<<<<

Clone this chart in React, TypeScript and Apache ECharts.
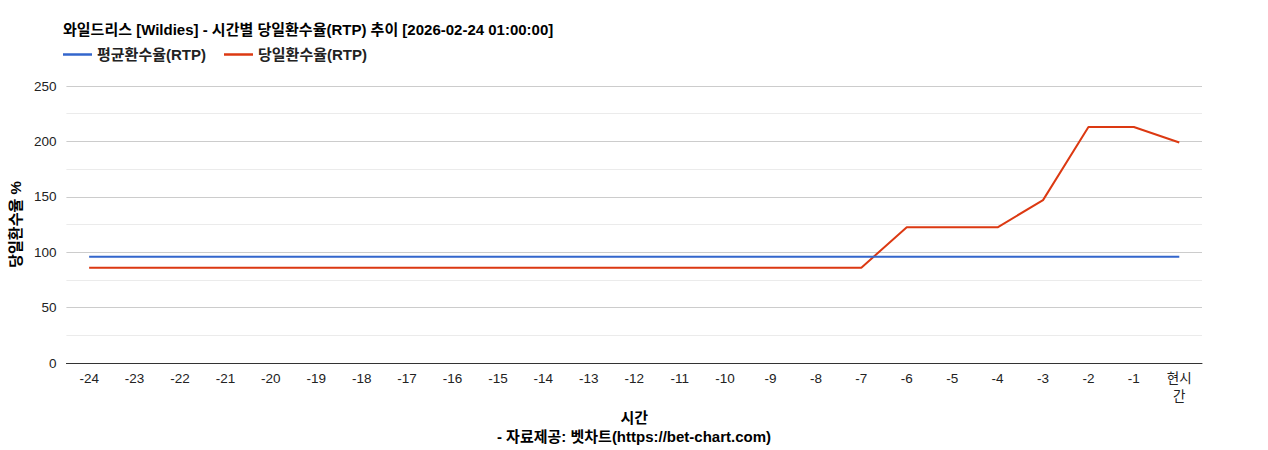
import * as echarts from 'echarts';
import React, { useEffect, useRef } from 'react';

// hours before now, last one is "now"
const hours = [
  '-24', '-23', '-22', '-21', '-20', '-19', '-18', '-17', '-16', '-15',
  '-14', '-13', '-12', '-11', '-10', '-9', '-8', '-7', '-6', '-5',
  '-4', '-3', '-2', '-1', '현시간',
];

const avgRtp = [
  96, 96, 96, 96, 96, 96, 96, 96, 96, 96,
  96, 96, 96, 96, 96, 96, 96, 96, 96, 96,
  96, 96, 96, 96, 96,
];

const dailyRtp = [
  86, 86, 86, 86, 86, 86, 86, 86, 86, 86,
  86, 86, 86, 86, 86, 86, 86, 86, 122.5, 122.5,
  122.5, 147, 213, 213, 199,
];

const FONT = '"Liberation Sans", Arial, "Noto Sans CJK KR", sans-serif';

const App: React.FC = () => {
  const chartRef = useRef<HTMLDivElement>(null);

  useEffect(() => {
    document.body.style.margin = '0';
    let chart: echarts.ECharts | undefined;
    if (chartRef.current) {
      chart = echarts.init(chartRef.current, undefined, { renderer: 'svg' });

      const option: echarts.EChartsOption = {
        animation: false,
        backgroundColor: '#ffffff',
        textStyle: { fontFamily: FONT },
        title: [
          {
            text: '와일드리스 [Wildies] - 시간별 당일환수율(RTP) 추이 [2026-02-24 01:00:00]',
            left: 58,
            top: 17,
            textStyle: { fontSize: 15, fontWeight: 'bold', color: '#000', fontFamily: FONT },
          },
          {
            text: '- 자료제공: 벳차트(https://bet-chart.com)',
            left: 'center',
            top: 424,
            textStyle: { fontSize: 15, fontWeight: 'bold', color: '#000', fontFamily: FONT },
          },
        ],
        legend: {
          left: 63,
          top: 47,
          padding: 0,
          icon: 'rect',
          itemWidth: 29,
          itemHeight: 2.5,
          itemGap: 18,
          textStyle: { fontSize: 15, fontWeight: 'bold', color: '#222', fontFamily: FONT },
          data: ['평균환수율(RTP)', '당일환수율(RTP)'],
        },
        grid: { left: 63, right: 66, top: 86, bottom: 87 },
        xAxis: {
          type: 'category',
          data: hours,
          boundaryGap: true,
          name: '시간',
          nameLocation: 'middle',
          nameGap: 43,
          nameTextStyle: { fontSize: 15, fontWeight: 'bold', color: '#000' },
          axisLine: { lineStyle: { color: '#333', width: 1 } },
          axisTick: { show: false },
          axisLabel: {
            color: '#222',
            fontSize: 13.5,
            margin: 6,
            interval: 0,
            lineHeight: 18,
            formatter: (v: string) => (v === '현시간' ? '현시\n간' : v),
          },
        },
        yAxis: {
          type: 'value',
          min: 0,
          max: 250,
          interval: 50,
          name: '당일환수율 %',
          nameLocation: 'middle',
          nameGap: 41,
          nameTextStyle: { fontSize: 15, fontWeight: 'bold', color: '#000' },
          axisLine: { show: false },
          axisTick: { show: false },
          axisLabel: { color: '#222', fontSize: 13.5, margin: 10 },
          splitLine: { lineStyle: { color: '#cccccc', width: 1 } },
          minorTick: { show: false, splitNumber: 2 },
          minorSplitLine: { show: true, lineStyle: { color: '#ebebeb', width: 1 } },
        },
        series: [
          {
            name: '평균환수율(RTP)',
            type: 'line',
            data: avgRtp,
            symbol: 'none',
            color: '#3366cc',
            lineStyle: { width: 2, color: '#3366cc' },
            z: 3,
          },
          {
            name: '당일환수율(RTP)',
            type: 'line',
            data: dailyRtp,
            symbol: 'none',
            color: '#dc3912',
            lineStyle: { width: 2, color: '#dc3912' },
            z: 2,
          },
        ],
      };

      chart.setOption(option);
    }
    return () => {
      chart?.dispose();
    };
  }, []);

  return <div ref={chartRef} style={{ width: '1268px', height: '450px' }} />;
};

export default App;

>>>>

■ **Task to complete**
Take the listing above and restate it word for word, without its pictures.

■ **Result for this exercise**
Clone this chart in React, TypeScript and Apache ECharts.
import * as echarts from 'echarts';
import React, { useEffect, useRef } from 'react';

// hours before now, last one is "now"
const hours = [
  '-24', '-23', '-22', '-21', '-20', '-19', '-18', '-17', '-16', '-15',
  '-14', '-13', '-12', '-11', '-10', '-9', '-8', '-7', '-6', '-5',
  '-4', '-3', '-2', '-1', '현시간',
];

const avgRtp = [
  96, 96, 96, 96, 96, 96, 96, 96, 96, 96,
  96, 96, 96, 96, 96, 96, 96, 96, 96, 96,
  96, 96, 96, 96, 96,
];

const dailyRtp = [
  86, 86, 86, 86, 86, 86, 86, 86, 86, 86,
  86, 86, 86, 86, 86, 86, 86, 86, 122.5, 122.5,
  122.5, 147, 213, 213, 199,
];

const FONT = '"Liberation Sans", Arial, "Noto Sans CJK KR", sans-serif';

const App: React.FC = () => {
  const chartRef = useRef<HTMLDivElement>(null);

  useEffect(() => {
    document.body.style.margin = '0';
    let chart: echarts.ECharts | undefined;
    if (chartRef.current) {
      chart = echarts.init(chartRef.current, undefined, { renderer: 'svg' });

      const option: echarts.EChartsOption = {
        animation: false,
        backgroundColor: '#ffffff',
        textStyle: { fontFamily: FONT },
        title: [
          {
            text: '와일드리스 [Wildies] - 시간별 당일환수율(RTP) 추이 [2026-02-24 01:00:00]',
            left: 58,
            top: 17,
            textStyle: { fontSize: 15, fontWeight: 'bold', color: '#000', fontFamily: FONT },
          },
          {
            text: '- 자료제공: 벳차트(https://bet-chart.com)',
            left: 'center',
            top: 424,
            textStyle: { fontSize: 15, fontWeight: 'bold', color: '#000', fontFamily: FONT },
          },
        ],
        legend: {
          left: 63,
          top: 47,
          padding: 0,
          icon: 'rect',
          itemWidth: 29,
          itemHeight: 2.5,
          itemGap: 18,
          textStyle: { fontSize: 15, fontWeight: 'bold', color: '#222', fontFamily: FONT },
          data: ['평균환수율(RTP)', '당일환수율(RTP)'],
        },
        grid: { left: 63, right: 66, top: 86, bottom: 87 },
        xAxis: {
          type: 'category',
          data: hours,
          boundaryGap: true,
          name: '시간',
          nameLocation: 'middle',
          nameGap: 43,
          nameTextStyle: { fontSize: 15, fontWeight: 'bold', color: '#000' },
          axisLine: { lineStyle: { color: '#333', width: 1 } },
          axisTick: { show: false },
          axisLabel: {
            color: '#222',
            fontSize: 13.5,
            margin: 6,
            interval: 0,
            lineHeight: 18,
            formatter: (v: string) => (v === '현시간' ? '현시\n간' : v),
          },
        },
        yAxis: {
          type: 'value',
          min: 0,
          max: 250,
          interval: 50,
          name: '당일환수율 %',
          nameLocation: 'middle',
          nameGap: 41,
          nameTextStyle: { fontSize: 15, fontWeight: 'bold', color: '#000' },
          axisLine: { show: false },
          axisTick: { show: false },
          axisLabel: { color: '#222', fontSize: 13.5, margin: 10 },
          splitLine: { lineStyle: { color: '#cccccc', width: 1 } },
          minorTick: { show: false, splitNumber: 2 },
          minorSplitLine: { show: true, lineStyle: { color: '#ebebeb', width: 1 } },
        },
        series: [
          {
            name: '평균환수율(RTP)',
            type: 'line',
            data: avgRtp,
            symbol: 'none',
            color: '#3366cc',
            lineStyle: { width: 2, color: '#3366cc' },
            z: 3,
          },
          {
            name: '당일환수율(RTP)',
            type: 'line',
            data: dailyRtp,
            symbol: 'none',
            color: '#dc3912',
            lineStyle: { width: 2, color: '#dc3912' },
            z: 2,
          },
        ],
      };

      chart.setOption(option);
    }
    return () => {
      chart?.dispose();
    };
  }, []);

  return <div ref={chartRef} style={{ width: '1268px', height: '450px' }} />;
};

export default App;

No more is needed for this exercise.